An amendment by Rep. Pat Hurley, R-Randolph, effectively removed a provision allowing distilleries to sell directly to consumers, which means distillers contract with online merchants in other states to sell their products. The bill also allowed for the sale of antique or rare spirits in special auction, after auctioneers obtain a $750 permit. The bill provided distillers a means to obtain a special event permit, which would cost $200 and allow distillers to offer tastings of their products — 0.25 ounce per product, not to exceed an ounce — during events and gatherings such as trade shows and festivals, contingent on local approval, although this has been problematic. A provision from S.B. 155 allowing tastings at ABC stores — similar to Virginia and South Carolina — was removed early in the process.
But, despite changes to the laws, and the relative baby steps toward consumerism and open markers, many distillers are frustrated and discouraged.
“I’ve just given up,” said a distiller, who called out one county in particular.
“I thought it was incompetence. Now, I think it’s something else.”
A broken system
Distillers talked about their relationships with local ABC officials, and how certain ABC decisions lead to questions about favoritism and downright bias.

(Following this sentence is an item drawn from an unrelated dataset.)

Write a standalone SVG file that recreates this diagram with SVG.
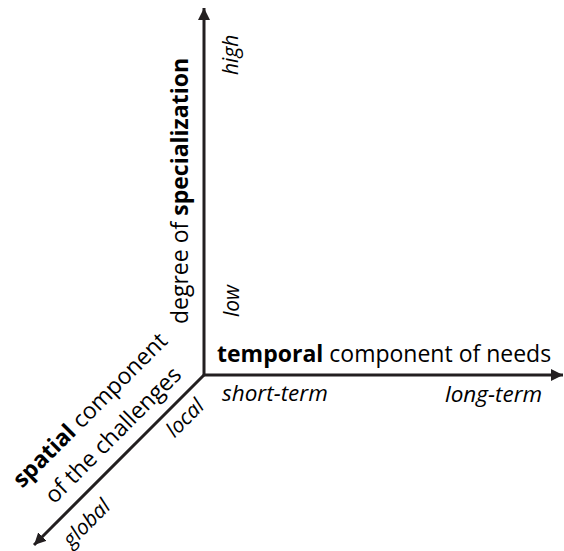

One ABC board declined to list a new product, even though it was approved for sale and available at the distillery and in several counties. “Not because it’s a low-quality product,” the distiller said … “because they feel like our other stuff’s not selling fast enough.”

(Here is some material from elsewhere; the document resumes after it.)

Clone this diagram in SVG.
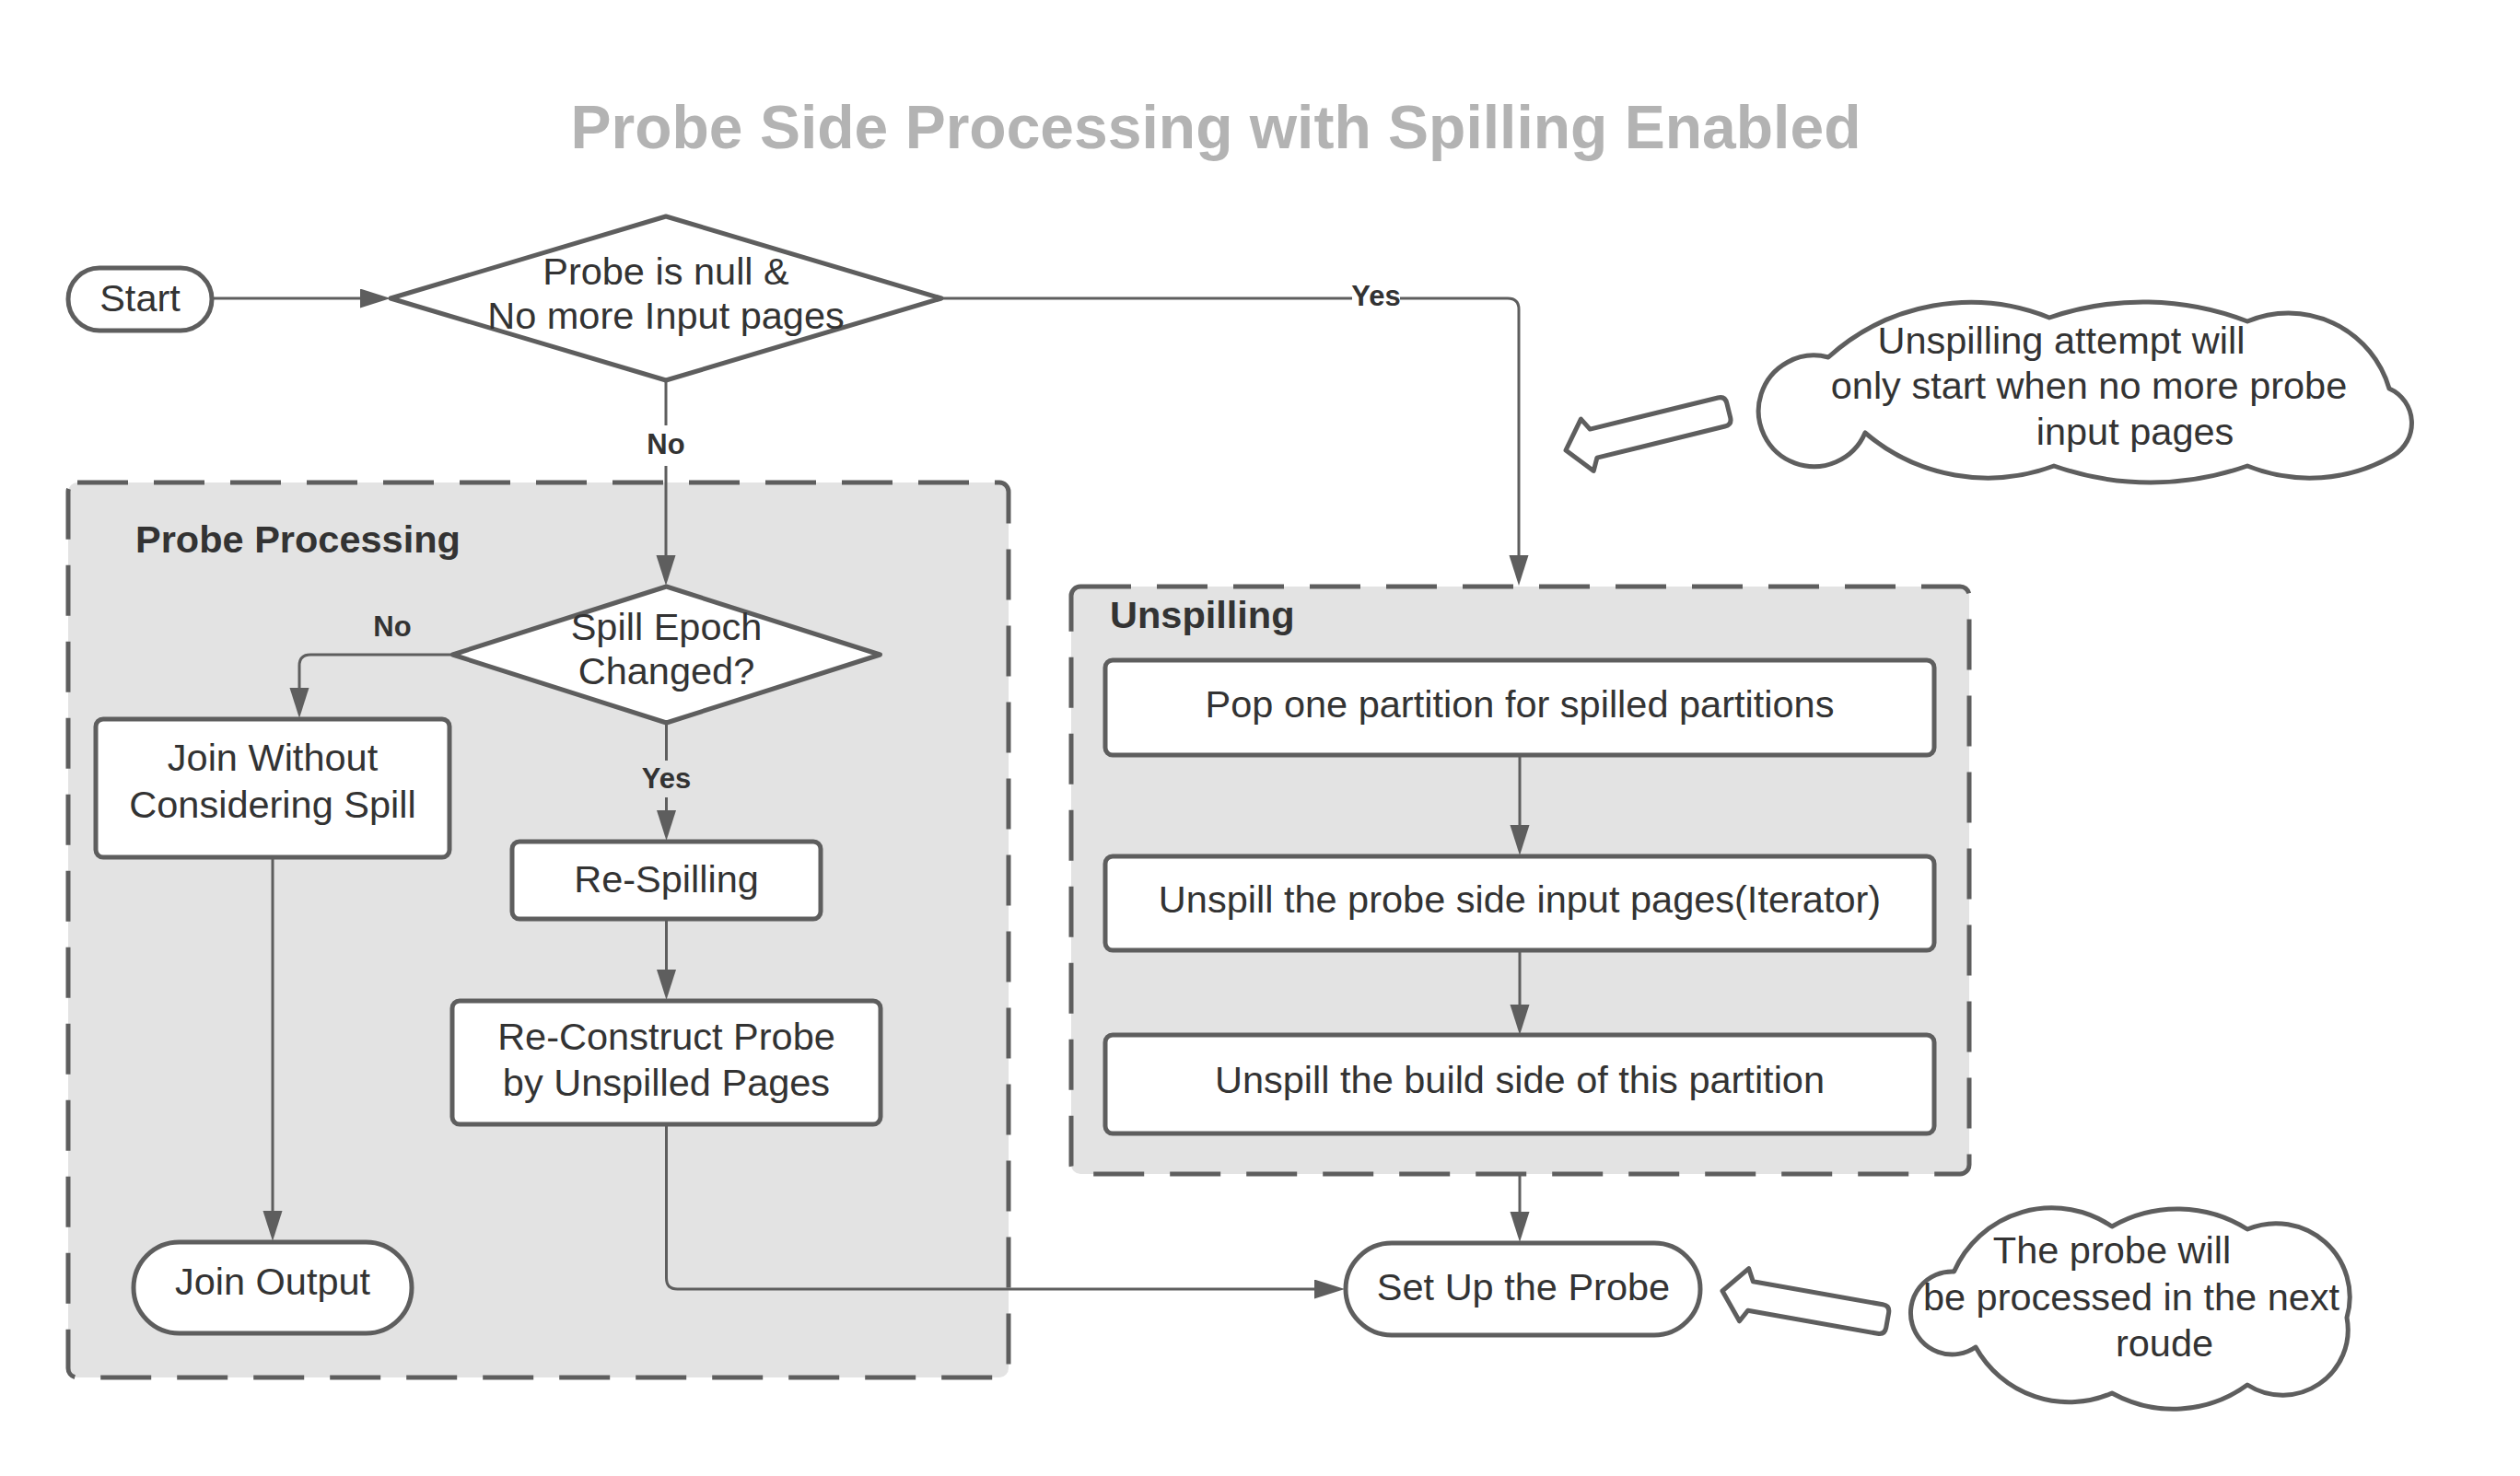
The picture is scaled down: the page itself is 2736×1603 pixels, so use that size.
<svg xmlns="http://www.w3.org/2000/svg" width="2736" height="1603" viewBox="0 0 2736 1603">
<defs>
<style>
.t{font-family:"Liberation Sans",Arial,sans-serif;font-size:41.5px;fill:#333333;text-anchor:middle}
.b{font-weight:bold}
.lbl{font-family:"Liberation Sans",Arial,sans-serif;font-size:31px;font-weight:bold;fill:#333333;text-anchor:middle}
.shape{fill:#ffffff;stroke:#5e5e5e;stroke-width:5;stroke-linejoin:round}
.cont{fill:#e3e3e3;stroke:#5e5e5e;stroke-width:5;stroke-dasharray:55 28}
.conn{fill:none;stroke:#5e5e5e;stroke-width:3}
</style>
<marker id="ah" markerUnits="userSpaceOnUse" markerWidth="40" markerHeight="30" refX="23" refY="10.5" orient="auto">
<path d="M0,0 L33,10.5 L0,21 Z" fill="#5e5e5e"/>
</marker>
</defs>
<rect width="2736" height="1603" fill="#ffffff"/>
<text class="t b" x="1320" y="161" style="font-size:66px;fill:#b3b3b3">Probe Side Processing with Spilling Enabled</text>

<g id="probe-processing">
<rect class="cont" x="74" y="524" width="1021" height="972" rx="10"/>
<text class="t b" x="147" y="600" style="text-anchor:start">Probe Processing</text>
</g>
<g id="unspilling">
<rect class="cont" x="1163" y="637" width="975" height="638" rx="10"/>
<text class="t b" x="1205" y="682" style="text-anchor:start">Unspilling</text>
</g>

<g id="connectors">
<path class="conn" d="M230 324 L414 324" marker-end="url(#ah)"/>
<path class="conn" d="M723 413 L723 462 M723 506 L723 626" marker-end="url(#ah)"/>
<path class="conn" d="M1022 324 L1468 324 M1520 324 L1637 324 Q1649 324 1649 336 L1649 626" marker-end="url(#ah)"/>
<path class="conn" d="M491 711 L337 711 Q325 711 325 723 L325 770" marker-end="url(#ah)"/>
<path class="conn" d="M723.5 785 L723.5 826 M723.5 866 L723.5 903" marker-end="url(#ah)"/>
<path class="conn" d="M723.5 998 L723.5 1076" marker-end="url(#ah)"/>
<path class="conn" d="M296 931 L296 1338" marker-end="url(#ah)"/>
<path class="conn" d="M723.5 1221 L723.5 1388 Q723.5 1400 735.5 1400 L1450 1400" marker-end="url(#ah)"/>
<path class="conn" d="M1650 820 L1650 919" marker-end="url(#ah)"/>
<path class="conn" d="M1650 1032 L1650 1114" marker-end="url(#ah)"/>
<path class="conn" d="M1650 1275 L1650 1339" marker-end="url(#ah)"/>
<text class="lbl" x="723" y="493">No</text>
<text class="lbl" x="1494" y="332">Yes</text>
<text class="lbl" x="426" y="691">No</text>
<text class="lbl" x="723.5" y="856">Yes</text>
</g>

<g id="start">
<rect class="shape" x="74" y="291" width="156" height="68" rx="34"/>
<text class="t" x="152" y="338">Start</text>
</g>
<g id="decision-probe-null">
<polygon class="shape" points="424,324 723,235 1022,324 723,413"/>
<text class="t" x="723" y="309">Probe is null &amp;</text>
<text class="t" x="723" y="357">No more Input pages</text>
</g>
<g id="decision-spill-epoch">
<polygon class="shape" points="491.5,711 723.5,637 955.5,711 723.5,785"/>
<text class="t" x="723.5" y="695">Spill Epoch</text>
<text class="t" x="723.5" y="743">Changed?</text>
</g>
<g id="join-without">
<rect class="shape" x="104" y="781" width="384" height="150" rx="8"/>
<text class="t" x="296" y="837">Join Without</text>
<text class="t" x="296" y="888">Considering Spill</text>
</g>
<g id="re-spilling">
<rect class="shape" x="556" y="914" width="335" height="84" rx="8"/>
<text class="t" x="723.5" y="969">Re-Spilling</text>
</g>
<g id="re-construct">
<rect class="shape" x="491" y="1087" width="465" height="134" rx="8"/>
<text class="t" x="723.5" y="1140">Re-Construct Probe</text>
<text class="t" x="723.5" y="1190">by Unspilled Pages</text>
</g>
<g id="join-output">
<rect class="shape" x="145" y="1349" width="302" height="99" rx="49.5"/>
<text class="t" x="296" y="1406">Join Output</text>
</g>
<g id="pop-partition">
<rect class="shape" x="1200" y="717" width="900" height="103" rx="8"/>
<text class="t" x="1650" y="779">Pop one partition for spilled partitions</text>
</g>
<g id="unspill-probe">
<rect class="shape" x="1200" y="930" width="900" height="102" rx="8"/>
<text class="t" x="1650" y="991">Unspill the probe side input pages(Iterator)</text>
</g>
<g id="unspill-build">
<rect class="shape" x="1200" y="1124" width="900" height="107" rx="8"/>
<text class="t" x="1650" y="1187">Unspill the build side of this partition</text>
</g>
<g id="set-up-probe">
<rect class="shape" x="1461" y="1350" width="385" height="100" rx="50"/>
<text class="t" x="1654" y="1412">Set Up the Probe</text>
</g>

<g id="note-unspilling">
<path class="shape" d="M1985 388 A230 230 0 0 1 2225 345 A314 314 0 0 1 2440 349 A114 114 0 0 1 2594 422 A41 41 0 0 1 2598 495 A181 181 0 0 1 2440 506 A315 315 0 0 1 2230 506 A205 205 0 0 1 2025 470 A60.3 60.3 0 1 1 1985 388 Z"/>
<text class="t" x="2238" y="384">Unspilling attempt will</text>
<text class="t" x="2268" y="433">only start when no more probe</text>
<text class="t" x="2318" y="483">input pages</text>
</g>
<g id="arrow-note-unspilling">
<path class="shape" transform="translate(1700,489) rotate(-13.8)" d="M0 0 L24 -29 L31 -16 L174 -16 Q182 -16 182 -8 L182 8 Q182 16 174 16 L31 16 L24 29 Z"/>
</g>
<g id="note-next-round">
<path class="shape" d="M2121.5 1381 A116 116 0 0 1 2293 1332 A142 142 0 0 1 2440 1335 A80 80 0 0 1 2548 1431 A71 71 0 0 1 2440 1504 A137 137 0 0 1 2293 1513 A116 116 0 0 1 2145 1463 A45 45 0 1 1 2121.5 1381 Z"/>
<text class="t" x="2293" y="1372">The probe will</text>
<text class="t" x="2314" y="1423">be processed in the next</text>
<text class="t" x="2350" y="1473">roude</text>
</g>
<g id="arrow-note-next-round">
<path class="shape" transform="translate(1870,1402) rotate(10.1)" d="M0 0 L24 -29 L31 -16 L174 -16 Q182 -16 182 -8 L182 8 Q182 16 174 16 L31 16 L24 29 Z"/>
</g>
</svg>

Another distiller waited for three months after approval for his product — which has won national awards — to make it into stores, despite a large deal to sell it in a popular venue. The same distiller said as his product collected dust in the state warehouse, cases of a less expensive product — which received money through a state grant — were rushed into ABC stores.
Yet another distiller says several of its products were delisted over a perceived problem that was more cosmetic than anything, and that a sales clerk could easily explain to customers. But the local board wouldn’t budge, the distiller said, even after extensive market research and sales analysis.

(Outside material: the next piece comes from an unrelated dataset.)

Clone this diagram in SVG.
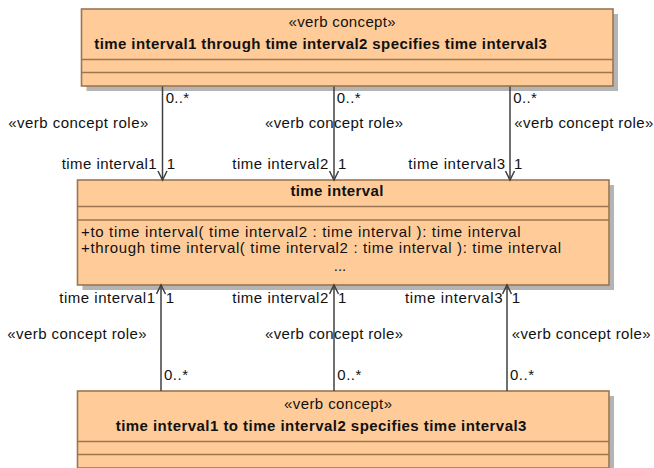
<svg xmlns="http://www.w3.org/2000/svg" width="654" height="468" viewBox="0 0 654 468">
<defs>
<style>
.shadow{fill:#b4b4b4}
.box{fill:#ffcc99;stroke:#9c7650;stroke-width:1.6}
.sep{stroke:#9c7650;stroke-width:1.6}
text{font-family:"Liberation Sans",Arial,sans-serif;font-size:15px;fill:#111}
.b{font-weight:bold}
.conn{stroke:#404040;stroke-width:1.5;fill:none;marker-end:url(#open)}
</style>
<marker id="open" markerUnits="userSpaceOnUse" markerWidth="12" markerHeight="12" viewBox="-1 -1 12 12" refX="9" refY="4.5" orient="auto">
<path d="M0,0 L9,4.5 L0,9" fill="none" stroke="#404040" stroke-width="1.5"/>
</marker>
</defs>
<rect width="654" height="468" fill="#fff"/>

<g id="vc-through">
<rect class="shadow" x="86.5" y="14" width="531.5" height="77"/>
<rect class="box" x="81.5" y="9" width="531.5" height="77"/>
<line class="sep" x1="81.5" y1="59.5" x2="613" y2="59.5"/>
<line class="sep" x1="81.5" y1="72.5" x2="613" y2="72.5"/>
<text x="288.6" y="27" textLength="107">«verb concept»</text>
<text class="b" x="94.3" y="49" textLength="452.5">time interval1 through time interval2 specifies time interval3</text>
</g>

<g id="time-interval">
<rect class="shadow" x="82.5" y="185" width="531.5" height="105"/>
<rect class="box" x="77.5" y="180" width="531.5" height="105"/>
<line class="sep" x1="77.5" y1="206.5" x2="609" y2="206.5"/>
<line class="sep" x1="77.5" y1="220" x2="609" y2="220"/>
<text class="b" x="290.4" y="196" textLength="93">time interval</text>
<text x="81" y="236.5" textLength="439.7">+to time interval( time interval2 : time interval ): time interval</text>
<text x="81" y="253" textLength="480">+through time interval( time interval2 : time interval ): time interval</text>
<text x="340" y="271" font-size="11" text-anchor="middle">...</text>
</g>

<g id="vc-to">
<rect class="shadow" x="82.5" y="396" width="531.5" height="77"/>
<rect class="box" x="77.5" y="391" width="531.5" height="77"/>
<line class="sep" x1="77.5" y1="441.5" x2="609" y2="441.5"/>
<line class="sep" x1="77.5" y1="454.5" x2="609" y2="454.5"/>
<text x="284" y="409" textLength="108">«verb concept»</text>
<text class="b" x="115.7" y="431" textLength="410.7">time interval1 to time interval2 specifies time interval3</text>
</g>

<g id="connectors">
<line class="conn" x1="162.5" y1="86.5" x2="162.5" y2="180"/>
<line class="conn" x1="334" y1="86.5" x2="334" y2="180"/>
<line class="conn" x1="510" y1="86.5" x2="510" y2="180"/>
<line class="conn" x1="161" y1="391" x2="161" y2="285"/>
<line class="conn" x1="334" y1="391" x2="334" y2="285"/>
<line class="conn" x1="507" y1="391" x2="507" y2="285"/>

<text x="165.7" y="103" textLength="23.5">0..*</text>
<text x="8.3" y="128" textLength="140">«verb concept role»</text>
<text x="61.7" y="168.5" textLength="95">time interval1</text>
<text x="166.7" y="168.5">1</text>

<text x="336.7" y="103" textLength="24">0..*</text>
<text x="265" y="128" textLength="138">«verb concept role»</text>
<text x="232.3" y="168.5" textLength="96">time interval2</text>
<text x="338" y="168.5">1</text>

<text x="513.3" y="103" textLength="23.5">0..*</text>
<text x="514.3" y="128" textLength="139">«verb concept role»</text>
<text x="408.3" y="168.5" textLength="96.7">time interval3</text>
<text x="514" y="168.5">1</text>

<text x="59.3" y="303" textLength="95.7">time interval1</text>
<text x="165.7" y="303">1</text>
<text x="7.3" y="339" textLength="139.4">«verb concept role»</text>
<text x="164" y="380" textLength="24">0..*</text>

<text x="232.3" y="303" textLength="96">time interval2</text>
<text x="338" y="303">1</text>
<text x="265" y="339" textLength="138">«verb concept role»</text>
<text x="337.3" y="380" textLength="24">0..*</text>

<text x="405" y="303" textLength="97.5">time interval3</text>
<text x="511.7" y="303">1</text>
<text x="511.7" y="339" textLength="139">«verb concept role»</text>
<text x="510" y="380" textLength="24">0..*</text>
</g>
</svg>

“We did everything to prove his point wrong,” the distiller said of one ABC official. “He didn’t like [the products].”
The product was not only delisted, but the ABC failed to inform the affected distiller of the decision.
“No one had the balls to call us and tell us we were delisted,” the distiller said.
Distillers cite disagreements with officials from local ABC boards that are often nonsensical and many times based not on facts but on bias and opinion.
An ABC official, says one distiller, told a representative from a distiller, “I’’m not carrying your product unless a restaurant orders it.’
“There shouldn’t be a man sitting behind the desk who has that authority,” the distiller said,
Someone who represents a group of distilleries told CJ about a festival in which several of the distillers were approved for booths. A week or so before the event the representative was told a distiller who makes vodka — another vodka producer was a festival sponsor — wouldn’t be allowed to pour that spirit.
“OK, I guess I can do that,” the rep remembers thinking.
“But it bothered me.”
Later that day the rep received an email saying none of the distillers could pour, though many had already traveled to the festival from throughout the state. The booth fee was refunded, but the travel expenses weren’t. The official response was the respective city failed to get the required permits.
“That should have never happened,” says another distillery rep. “[The N.C. ABC doesn’t] have the capacity to keep us all on the same playing field, and they’re not looking at all the factors.
“All things that are hindering our industry could be making them money. All the time we’re trying to be as creative as can be just to sell our products. It doesn’t make any sense. We can’t do any cocktails, we can’t go out and market. Not to be able to do a tasting in ABC stores so at least the managers can taste and understand … it’s almost debilitating.”